**What the exercise asks**
Reproduce the listing exactly, with no pictures in your copy.

**Material**
————
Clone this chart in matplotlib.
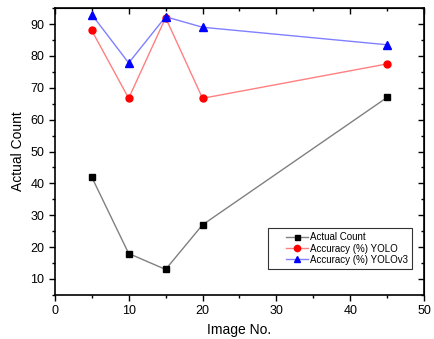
import matplotlib
matplotlib.use("Agg")
import numpy as np
import matplotlib.pyplot as plt
from matplotlib.ticker import MultipleLocator
from matplotlib.legend_handler import HandlerLine2D

plt.rcParams["font.family"] = ["Liberation Sans", "DejaVu Sans"]

image_no = [5, 10, 15, 20, 45]
actual_count = [42, 18, 13, 27, 67]
acc_yolo = [88, 66.7, 92, 66.7, 77.5]
acc_yolov3 = [93, 77.8, 92.3, 89, 83.5]


class RightLine(HandlerLine2D):
    # draw the legend line only in the right part of the handle box
    def get_xdata(self, legend, xdescent, ydescent, width, height, fontsize):
        x0 = -xdescent + width * 0.4
        x1 = -xdescent + width
        return np.array([x0, x1]), np.array([(x0 + x1) / 2])


fig = plt.figure(figsize=(4.35, 3.39), dpi=100)
ax = fig.add_axes([0.126, 0.13, 0.849, 0.846])

ax.plot(image_no, actual_count, color="#808080", lw=1, marker="s", ms=4,
        mfc="black", mec="black", label="Actual Count")
ax.plot(image_no, acc_yolo, color="#ff8080", lw=1, marker="o", ms=5,
        mfc="red", mec="red", label="Accuracy (%) YOLO")
ax.plot(image_no, acc_yolov3, color="#8080ff", lw=1, marker="^", ms=5.5,
        mfc="blue", mec="blue", label="Accuracy (%) YOLOv3")

ax.set_xlim(0, 50)
ax.set_ylim(5, 95)
ax.xaxis.set_major_locator(MultipleLocator(10))
ax.xaxis.set_minor_locator(MultipleLocator(5))
ax.yaxis.set_major_locator(MultipleLocator(10))
ax.yaxis.set_minor_locator(MultipleLocator(5))
ax.tick_params(axis="both", which="both", direction="out", labelsize=9, width=1)
ax.tick_params(which="major", length=4)
ax.tick_params(which="minor", length=2.5)

# mirrored ticks on top and right, inward, no labels
top = ax.secondary_xaxis("top")
top.xaxis.set_major_locator(MultipleLocator(10))
top.xaxis.set_minor_locator(MultipleLocator(5))
top.tick_params(which="both", direction="in", labeltop=False, width=1)
top.tick_params(which="major", length=4)
top.tick_params(which="minor", length=2.5)
right = ax.secondary_yaxis("right")
right.yaxis.set_major_locator(MultipleLocator(10))
right.yaxis.set_minor_locator(MultipleLocator(5))
right.tick_params(which="both", direction="in", labelright=False, width=1)
right.tick_params(which="major", length=4)
right.tick_params(which="minor", length=2.5)

for s in ax.spines.values():
    s.set_linewidth(1.2)

ax.set_xlabel("Image No.", fontsize=10)
ax.set_ylabel("Actual Count", fontsize=10)

leg = ax.legend(loc="lower right", bbox_to_anchor=(0.98, 0.073), fontsize=7,
                frameon=True, fancybox=False, edgecolor="black",
                handlelength=3.7, borderpad=0.45, labelspacing=0.12,
                handletextpad=0.15, markerscale=0.9,
                handler_map={plt.Line2D: RightLine()})
leg.get_frame().set_linewidth(0.8)

fig.savefig("out.png", dpi=100)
————
**Reply to the task**
Clone this chart in matplotlib.
import matplotlib
matplotlib.use("Agg")
import numpy as np
import matplotlib.pyplot as plt
from matplotlib.ticker import MultipleLocator
from matplotlib.legend_handler import HandlerLine2D

plt.rcParams["font.family"] = ["Liberation Sans", "DejaVu Sans"]

image_no = [5, 10, 15, 20, 45]
actual_count = [42, 18, 13, 27, 67]
acc_yolo = [88, 66.7, 92, 66.7, 77.5]
acc_yolov3 = [93, 77.8, 92.3, 89, 83.5]


class RightLine(HandlerLine2D):
    # draw the legend line only in the right part of the handle box
    def get_xdata(self, legend, xdescent, ydescent, width, height, fontsize):
        x0 = -xdescent + width * 0.4
        x1 = -xdescent + width
        return np.array([x0, x1]), np.array([(x0 + x1) / 2])


fig = plt.figure(figsize=(4.35, 3.39), dpi=100)
ax = fig.add_axes([0.126, 0.13, 0.849, 0.846])

ax.plot(image_no, actual_count, color="#808080", lw=1, marker="s", ms=4,
        mfc="black", mec="black", label="Actual Count")
ax.plot(image_no, acc_yolo, color="#ff8080", lw=1, marker="o", ms=5,
        mfc="red", mec="red", label="Accuracy (%) YOLO")
ax.plot(image_no, acc_yolov3, color="#8080ff", lw=1, marker="^", ms=5.5,
        mfc="blue", mec="blue", label="Accuracy (%) YOLOv3")

ax.set_xlim(0, 50)
ax.set_ylim(5, 95)
ax.xaxis.set_major_locator(MultipleLocator(10))
ax.xaxis.set_minor_locator(MultipleLocator(5))
ax.yaxis.set_major_locator(MultipleLocator(10))
ax.yaxis.set_minor_locator(MultipleLocator(5))
ax.tick_params(axis="both", which="both", direction="out", labelsize=9, width=1)
ax.tick_params(which="major", length=4)
ax.tick_params(which="minor", length=2.5)

# mirrored ticks on top and right, inward, no labels
top = ax.secondary_xaxis("top")
top.xaxis.set_major_locator(MultipleLocator(10))
top.xaxis.set_minor_locator(MultipleLocator(5))
top.tick_params(which="both", direction="in", labeltop=False, width=1)
top.tick_params(which="major", length=4)
top.tick_params(which="minor", length=2.5)
right = ax.secondary_yaxis("right")
right.yaxis.set_major_locator(MultipleLocator(10))
right.yaxis.set_minor_locator(MultipleLocator(5))
right.tick_params(which="both", direction="in", labelright=False, width=1)
right.tick_params(which="major", length=4)
right.tick_params(which="minor", length=2.5)

for s in ax.spines.values():
    s.set_linewidth(1.2)

ax.set_xlabel("Image No.", fontsize=10)
ax.set_ylabel("Actual Count", fontsize=10)

leg = ax.legend(loc="lower right", bbox_to_anchor=(0.98, 0.073), fontsize=7,
                frameon=True, fancybox=False, edgecolor="black",
                handlelength=3.7, borderpad=0.45, labelspacing=0.12,
                handletextpad=0.15, markerscale=0.9,
                handler_map={plt.Line2D: RightLine()})
leg.get_frame().set_linewidth(0.8)

fig.savefig("out.png", dpi=100)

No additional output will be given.